§ **EXERCISE BRIEF**
Gather each line of the entries below that includes "this".

§ **SOURCE MATERIAL**
>> BEGIN

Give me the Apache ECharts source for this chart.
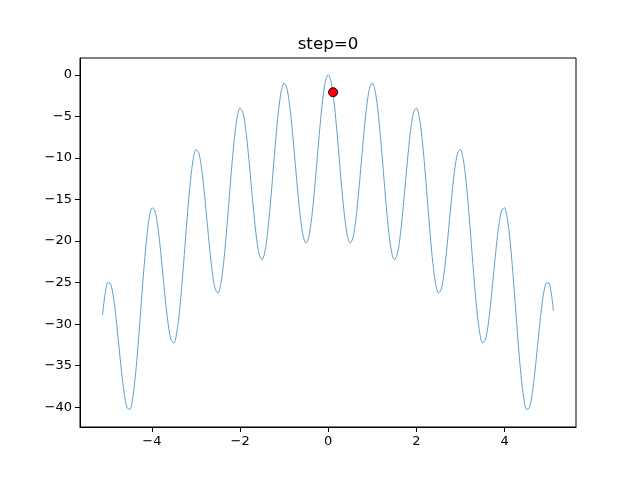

>> END
>> BEGIN

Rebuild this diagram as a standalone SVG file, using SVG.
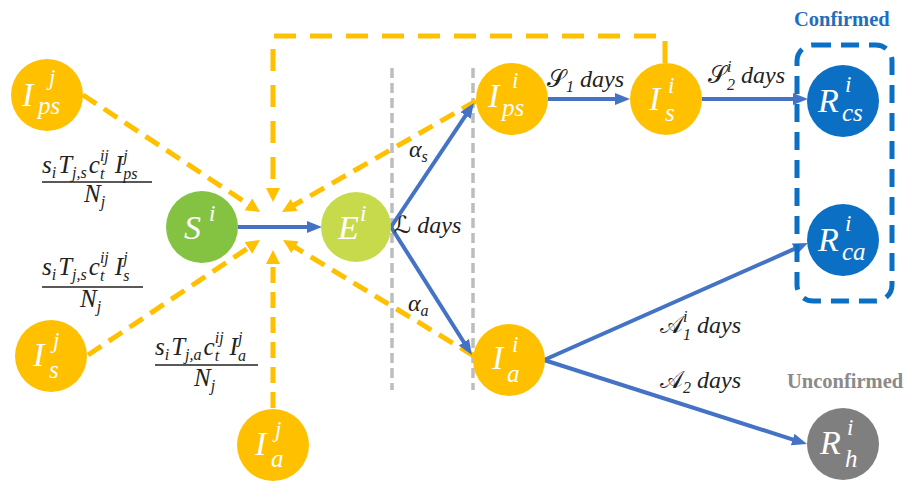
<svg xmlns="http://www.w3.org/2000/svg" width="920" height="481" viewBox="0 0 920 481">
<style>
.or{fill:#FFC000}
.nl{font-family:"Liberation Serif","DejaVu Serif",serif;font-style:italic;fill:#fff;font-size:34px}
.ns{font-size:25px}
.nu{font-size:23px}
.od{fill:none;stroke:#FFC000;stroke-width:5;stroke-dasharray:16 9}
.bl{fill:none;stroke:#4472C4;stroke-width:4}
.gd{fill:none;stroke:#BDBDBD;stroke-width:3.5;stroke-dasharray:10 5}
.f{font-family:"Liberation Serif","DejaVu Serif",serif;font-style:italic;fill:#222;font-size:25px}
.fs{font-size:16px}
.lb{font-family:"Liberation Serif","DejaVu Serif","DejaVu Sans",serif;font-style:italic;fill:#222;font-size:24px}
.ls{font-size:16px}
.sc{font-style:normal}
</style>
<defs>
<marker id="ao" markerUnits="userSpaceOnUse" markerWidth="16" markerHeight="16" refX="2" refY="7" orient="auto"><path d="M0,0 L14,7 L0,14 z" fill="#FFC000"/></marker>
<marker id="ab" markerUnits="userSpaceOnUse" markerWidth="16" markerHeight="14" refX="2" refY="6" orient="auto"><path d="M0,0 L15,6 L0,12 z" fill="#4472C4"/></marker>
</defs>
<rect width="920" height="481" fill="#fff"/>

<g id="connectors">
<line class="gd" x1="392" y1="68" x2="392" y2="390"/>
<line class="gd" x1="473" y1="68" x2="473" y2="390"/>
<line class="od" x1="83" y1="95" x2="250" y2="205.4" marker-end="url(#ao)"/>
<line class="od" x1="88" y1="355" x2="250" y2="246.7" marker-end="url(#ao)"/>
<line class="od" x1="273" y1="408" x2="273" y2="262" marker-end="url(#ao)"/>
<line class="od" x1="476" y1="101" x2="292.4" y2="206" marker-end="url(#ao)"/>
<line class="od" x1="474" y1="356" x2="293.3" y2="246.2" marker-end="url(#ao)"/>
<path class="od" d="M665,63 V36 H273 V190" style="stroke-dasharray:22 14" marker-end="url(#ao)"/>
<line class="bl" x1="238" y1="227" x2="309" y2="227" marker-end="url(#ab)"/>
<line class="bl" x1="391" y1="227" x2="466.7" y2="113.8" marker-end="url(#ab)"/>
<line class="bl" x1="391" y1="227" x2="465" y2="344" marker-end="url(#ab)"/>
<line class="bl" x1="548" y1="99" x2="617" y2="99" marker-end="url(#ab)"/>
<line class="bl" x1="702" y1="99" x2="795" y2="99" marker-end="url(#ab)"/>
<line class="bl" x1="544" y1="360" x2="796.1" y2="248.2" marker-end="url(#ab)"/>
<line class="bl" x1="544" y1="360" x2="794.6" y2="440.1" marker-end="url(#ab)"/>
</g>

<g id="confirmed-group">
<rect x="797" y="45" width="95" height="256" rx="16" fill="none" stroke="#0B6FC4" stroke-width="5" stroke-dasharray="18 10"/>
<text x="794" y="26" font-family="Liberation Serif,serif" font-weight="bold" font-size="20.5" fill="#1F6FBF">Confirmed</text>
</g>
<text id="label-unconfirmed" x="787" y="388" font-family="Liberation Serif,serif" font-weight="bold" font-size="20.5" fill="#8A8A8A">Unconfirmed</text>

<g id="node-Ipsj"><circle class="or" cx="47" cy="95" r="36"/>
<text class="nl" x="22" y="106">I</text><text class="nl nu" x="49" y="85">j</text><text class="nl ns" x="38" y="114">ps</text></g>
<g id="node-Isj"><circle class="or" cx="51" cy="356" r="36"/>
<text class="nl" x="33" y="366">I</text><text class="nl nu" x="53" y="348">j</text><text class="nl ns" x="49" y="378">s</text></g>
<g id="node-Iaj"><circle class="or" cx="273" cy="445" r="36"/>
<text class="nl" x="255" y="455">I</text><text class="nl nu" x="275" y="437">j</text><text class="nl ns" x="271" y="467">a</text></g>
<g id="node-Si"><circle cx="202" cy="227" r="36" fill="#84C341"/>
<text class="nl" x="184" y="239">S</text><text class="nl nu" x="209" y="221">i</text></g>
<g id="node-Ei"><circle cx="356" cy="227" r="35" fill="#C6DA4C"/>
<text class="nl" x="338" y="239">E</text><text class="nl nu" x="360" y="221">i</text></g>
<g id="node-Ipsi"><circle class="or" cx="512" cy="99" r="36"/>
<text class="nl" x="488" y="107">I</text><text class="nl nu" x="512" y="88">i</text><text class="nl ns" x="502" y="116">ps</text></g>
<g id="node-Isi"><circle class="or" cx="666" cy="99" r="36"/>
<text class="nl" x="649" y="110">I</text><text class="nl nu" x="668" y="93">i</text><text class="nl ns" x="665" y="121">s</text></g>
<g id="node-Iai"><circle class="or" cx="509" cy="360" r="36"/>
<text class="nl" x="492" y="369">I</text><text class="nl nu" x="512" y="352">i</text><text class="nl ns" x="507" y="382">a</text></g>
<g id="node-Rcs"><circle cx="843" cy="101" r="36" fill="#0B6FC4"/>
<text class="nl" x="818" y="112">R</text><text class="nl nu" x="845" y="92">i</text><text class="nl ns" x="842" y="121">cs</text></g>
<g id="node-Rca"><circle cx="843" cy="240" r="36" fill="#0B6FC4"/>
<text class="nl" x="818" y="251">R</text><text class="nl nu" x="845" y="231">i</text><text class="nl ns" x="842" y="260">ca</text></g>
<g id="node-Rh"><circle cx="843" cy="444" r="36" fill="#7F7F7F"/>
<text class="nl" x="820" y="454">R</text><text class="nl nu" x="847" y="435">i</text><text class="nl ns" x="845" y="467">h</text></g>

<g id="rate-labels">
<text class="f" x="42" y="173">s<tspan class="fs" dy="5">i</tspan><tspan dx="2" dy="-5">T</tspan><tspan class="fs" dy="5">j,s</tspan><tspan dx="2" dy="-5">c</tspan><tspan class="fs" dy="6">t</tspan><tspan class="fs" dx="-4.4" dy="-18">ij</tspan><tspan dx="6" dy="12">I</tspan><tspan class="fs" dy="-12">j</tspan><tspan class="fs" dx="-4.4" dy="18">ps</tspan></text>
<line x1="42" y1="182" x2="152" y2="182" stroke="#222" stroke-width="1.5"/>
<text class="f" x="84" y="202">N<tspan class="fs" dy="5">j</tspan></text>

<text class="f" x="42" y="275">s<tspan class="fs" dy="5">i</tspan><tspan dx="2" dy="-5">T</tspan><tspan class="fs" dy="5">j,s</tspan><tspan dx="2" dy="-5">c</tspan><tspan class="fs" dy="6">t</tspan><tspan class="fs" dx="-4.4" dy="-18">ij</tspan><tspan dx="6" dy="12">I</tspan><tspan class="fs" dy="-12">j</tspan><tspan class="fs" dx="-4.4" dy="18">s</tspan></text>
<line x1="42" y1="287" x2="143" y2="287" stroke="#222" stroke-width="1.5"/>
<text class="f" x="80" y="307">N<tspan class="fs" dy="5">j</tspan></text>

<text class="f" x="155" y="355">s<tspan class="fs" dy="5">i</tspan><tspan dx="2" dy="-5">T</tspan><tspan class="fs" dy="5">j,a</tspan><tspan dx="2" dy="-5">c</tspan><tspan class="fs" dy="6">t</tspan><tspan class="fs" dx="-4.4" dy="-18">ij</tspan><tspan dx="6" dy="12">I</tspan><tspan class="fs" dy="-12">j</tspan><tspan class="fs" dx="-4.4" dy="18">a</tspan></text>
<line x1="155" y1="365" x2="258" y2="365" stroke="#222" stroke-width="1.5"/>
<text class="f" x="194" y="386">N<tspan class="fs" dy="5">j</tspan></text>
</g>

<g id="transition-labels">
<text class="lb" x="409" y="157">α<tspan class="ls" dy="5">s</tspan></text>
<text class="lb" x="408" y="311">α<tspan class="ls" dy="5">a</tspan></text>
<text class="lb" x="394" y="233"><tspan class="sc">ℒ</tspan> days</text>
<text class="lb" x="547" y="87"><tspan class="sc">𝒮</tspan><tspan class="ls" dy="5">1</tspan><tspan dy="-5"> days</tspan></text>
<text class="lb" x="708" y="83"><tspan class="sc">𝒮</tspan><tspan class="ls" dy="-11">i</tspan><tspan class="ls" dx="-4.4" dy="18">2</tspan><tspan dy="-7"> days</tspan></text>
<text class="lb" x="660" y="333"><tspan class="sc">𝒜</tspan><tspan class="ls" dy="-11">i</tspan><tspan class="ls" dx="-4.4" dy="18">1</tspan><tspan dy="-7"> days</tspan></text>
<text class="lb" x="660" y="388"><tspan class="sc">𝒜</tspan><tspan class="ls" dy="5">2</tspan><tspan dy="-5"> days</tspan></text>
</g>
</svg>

>> END
>> BEGIN

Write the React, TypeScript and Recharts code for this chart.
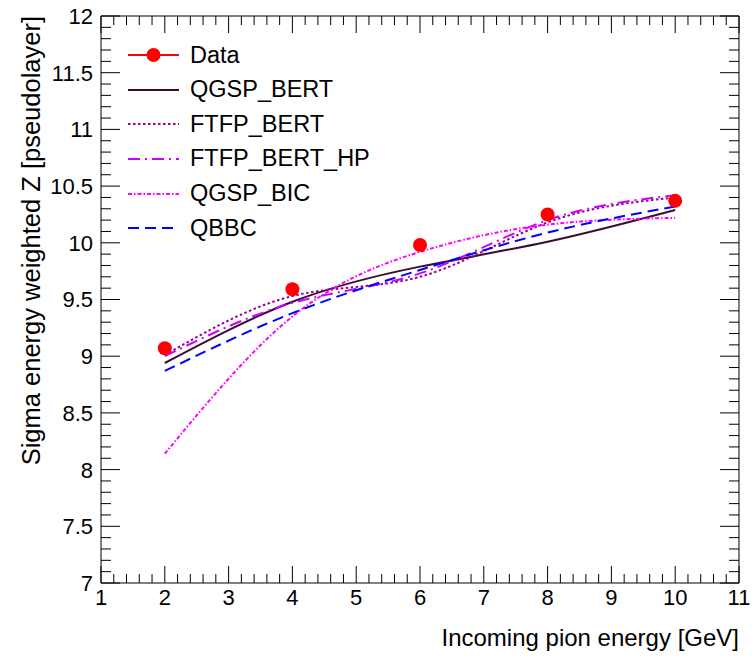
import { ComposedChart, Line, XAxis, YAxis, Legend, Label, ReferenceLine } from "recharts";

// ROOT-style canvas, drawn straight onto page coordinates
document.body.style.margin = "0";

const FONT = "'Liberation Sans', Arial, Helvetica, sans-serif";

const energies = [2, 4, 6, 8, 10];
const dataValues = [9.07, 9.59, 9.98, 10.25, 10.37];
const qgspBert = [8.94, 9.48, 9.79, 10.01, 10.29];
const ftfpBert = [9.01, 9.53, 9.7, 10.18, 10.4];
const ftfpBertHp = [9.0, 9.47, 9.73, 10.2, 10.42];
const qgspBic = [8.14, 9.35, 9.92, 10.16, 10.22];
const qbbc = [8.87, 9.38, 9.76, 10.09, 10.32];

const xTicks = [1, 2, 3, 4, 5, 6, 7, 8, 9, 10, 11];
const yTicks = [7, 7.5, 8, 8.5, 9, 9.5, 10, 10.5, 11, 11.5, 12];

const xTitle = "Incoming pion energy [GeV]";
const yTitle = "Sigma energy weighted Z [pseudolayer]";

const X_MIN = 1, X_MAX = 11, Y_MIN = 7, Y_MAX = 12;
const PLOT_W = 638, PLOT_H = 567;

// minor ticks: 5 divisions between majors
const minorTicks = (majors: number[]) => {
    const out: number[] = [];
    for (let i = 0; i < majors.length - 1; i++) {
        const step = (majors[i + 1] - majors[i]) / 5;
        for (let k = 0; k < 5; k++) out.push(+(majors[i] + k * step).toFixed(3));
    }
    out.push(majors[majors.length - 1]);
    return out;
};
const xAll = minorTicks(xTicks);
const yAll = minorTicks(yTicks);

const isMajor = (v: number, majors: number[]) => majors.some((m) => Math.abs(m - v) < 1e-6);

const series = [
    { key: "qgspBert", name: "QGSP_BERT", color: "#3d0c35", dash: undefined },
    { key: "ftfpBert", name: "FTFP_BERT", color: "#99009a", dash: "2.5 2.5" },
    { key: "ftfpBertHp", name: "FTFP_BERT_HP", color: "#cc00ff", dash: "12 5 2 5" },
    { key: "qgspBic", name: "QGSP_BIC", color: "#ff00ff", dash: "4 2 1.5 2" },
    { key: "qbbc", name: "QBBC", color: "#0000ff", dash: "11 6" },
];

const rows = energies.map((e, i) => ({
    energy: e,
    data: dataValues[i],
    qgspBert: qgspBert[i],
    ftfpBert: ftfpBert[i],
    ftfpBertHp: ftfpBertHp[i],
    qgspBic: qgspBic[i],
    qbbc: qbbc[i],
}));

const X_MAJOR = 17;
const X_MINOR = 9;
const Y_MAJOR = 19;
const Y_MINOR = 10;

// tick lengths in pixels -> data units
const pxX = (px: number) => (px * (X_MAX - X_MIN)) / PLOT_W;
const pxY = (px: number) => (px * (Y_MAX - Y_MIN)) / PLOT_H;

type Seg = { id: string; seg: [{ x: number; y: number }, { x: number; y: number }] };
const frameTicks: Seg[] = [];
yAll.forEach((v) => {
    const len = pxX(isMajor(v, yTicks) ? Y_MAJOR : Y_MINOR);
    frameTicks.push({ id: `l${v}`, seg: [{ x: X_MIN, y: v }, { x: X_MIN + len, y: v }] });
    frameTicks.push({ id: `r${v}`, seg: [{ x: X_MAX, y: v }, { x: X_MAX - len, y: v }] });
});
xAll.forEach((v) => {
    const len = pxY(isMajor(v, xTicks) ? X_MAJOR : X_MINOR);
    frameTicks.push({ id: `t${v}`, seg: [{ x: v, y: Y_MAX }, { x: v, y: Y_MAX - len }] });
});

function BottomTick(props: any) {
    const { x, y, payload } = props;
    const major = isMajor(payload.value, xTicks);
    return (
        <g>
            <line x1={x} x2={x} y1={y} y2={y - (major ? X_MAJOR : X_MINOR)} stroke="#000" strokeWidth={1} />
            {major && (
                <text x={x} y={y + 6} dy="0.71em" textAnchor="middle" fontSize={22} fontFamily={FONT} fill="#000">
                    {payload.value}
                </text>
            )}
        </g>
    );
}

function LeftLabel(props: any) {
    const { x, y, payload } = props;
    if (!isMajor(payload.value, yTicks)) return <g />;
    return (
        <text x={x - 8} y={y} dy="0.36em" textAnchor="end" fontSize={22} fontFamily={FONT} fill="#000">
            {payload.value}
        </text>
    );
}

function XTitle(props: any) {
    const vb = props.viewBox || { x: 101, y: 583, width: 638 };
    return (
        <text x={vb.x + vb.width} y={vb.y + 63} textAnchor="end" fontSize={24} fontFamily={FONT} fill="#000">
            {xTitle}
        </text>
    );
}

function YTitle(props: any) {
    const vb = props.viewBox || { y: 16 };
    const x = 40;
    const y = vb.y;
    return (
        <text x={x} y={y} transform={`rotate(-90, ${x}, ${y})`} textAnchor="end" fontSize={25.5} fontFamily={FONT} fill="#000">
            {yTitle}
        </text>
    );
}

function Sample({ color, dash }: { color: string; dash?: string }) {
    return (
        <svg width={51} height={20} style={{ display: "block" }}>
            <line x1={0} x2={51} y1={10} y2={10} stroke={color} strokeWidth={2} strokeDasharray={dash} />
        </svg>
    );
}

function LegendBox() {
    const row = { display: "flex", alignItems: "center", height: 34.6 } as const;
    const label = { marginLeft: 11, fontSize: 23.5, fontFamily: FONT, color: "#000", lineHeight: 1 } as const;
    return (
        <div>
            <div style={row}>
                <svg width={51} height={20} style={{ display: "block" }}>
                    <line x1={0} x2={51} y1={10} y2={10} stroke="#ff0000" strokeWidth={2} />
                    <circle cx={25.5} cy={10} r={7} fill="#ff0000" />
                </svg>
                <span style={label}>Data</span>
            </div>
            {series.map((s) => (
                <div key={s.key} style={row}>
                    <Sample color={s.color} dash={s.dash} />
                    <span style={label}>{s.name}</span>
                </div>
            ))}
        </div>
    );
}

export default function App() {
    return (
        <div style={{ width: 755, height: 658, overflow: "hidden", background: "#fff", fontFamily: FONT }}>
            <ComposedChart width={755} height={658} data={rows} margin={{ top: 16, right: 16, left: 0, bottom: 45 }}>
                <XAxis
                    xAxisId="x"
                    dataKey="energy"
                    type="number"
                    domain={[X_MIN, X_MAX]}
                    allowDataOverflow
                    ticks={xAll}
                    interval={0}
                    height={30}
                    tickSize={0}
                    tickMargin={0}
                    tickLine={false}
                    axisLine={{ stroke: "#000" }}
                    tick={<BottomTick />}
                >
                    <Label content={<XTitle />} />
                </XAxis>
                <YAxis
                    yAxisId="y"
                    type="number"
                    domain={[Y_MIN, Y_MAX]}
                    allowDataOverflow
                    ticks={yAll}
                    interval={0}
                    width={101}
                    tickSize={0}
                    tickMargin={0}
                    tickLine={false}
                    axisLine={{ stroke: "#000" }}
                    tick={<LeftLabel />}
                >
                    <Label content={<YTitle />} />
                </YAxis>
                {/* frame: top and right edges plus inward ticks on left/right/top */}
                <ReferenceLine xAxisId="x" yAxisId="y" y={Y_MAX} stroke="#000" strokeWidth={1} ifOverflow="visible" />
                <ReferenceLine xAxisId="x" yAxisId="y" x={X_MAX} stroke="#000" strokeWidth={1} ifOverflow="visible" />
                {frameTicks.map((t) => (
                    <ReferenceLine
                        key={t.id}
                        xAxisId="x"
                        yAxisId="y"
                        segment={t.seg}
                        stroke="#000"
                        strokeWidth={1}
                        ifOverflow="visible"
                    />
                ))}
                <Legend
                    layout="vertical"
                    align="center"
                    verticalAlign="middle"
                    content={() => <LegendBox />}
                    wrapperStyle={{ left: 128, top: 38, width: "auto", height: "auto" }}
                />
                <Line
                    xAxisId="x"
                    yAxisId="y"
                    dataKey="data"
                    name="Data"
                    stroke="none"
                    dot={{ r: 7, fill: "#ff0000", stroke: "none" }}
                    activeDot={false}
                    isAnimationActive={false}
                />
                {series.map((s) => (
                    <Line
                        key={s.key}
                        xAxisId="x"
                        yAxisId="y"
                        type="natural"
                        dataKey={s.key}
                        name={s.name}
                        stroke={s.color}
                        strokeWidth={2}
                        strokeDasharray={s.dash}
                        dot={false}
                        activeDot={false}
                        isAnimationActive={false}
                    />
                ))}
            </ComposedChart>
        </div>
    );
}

>> END

§ **REPLY**
Give me the Apache ECharts source for this chart.
Rebuild this diagram as a standalone SVG file, using SVG.
Write the React, TypeScript and Recharts code for this chart.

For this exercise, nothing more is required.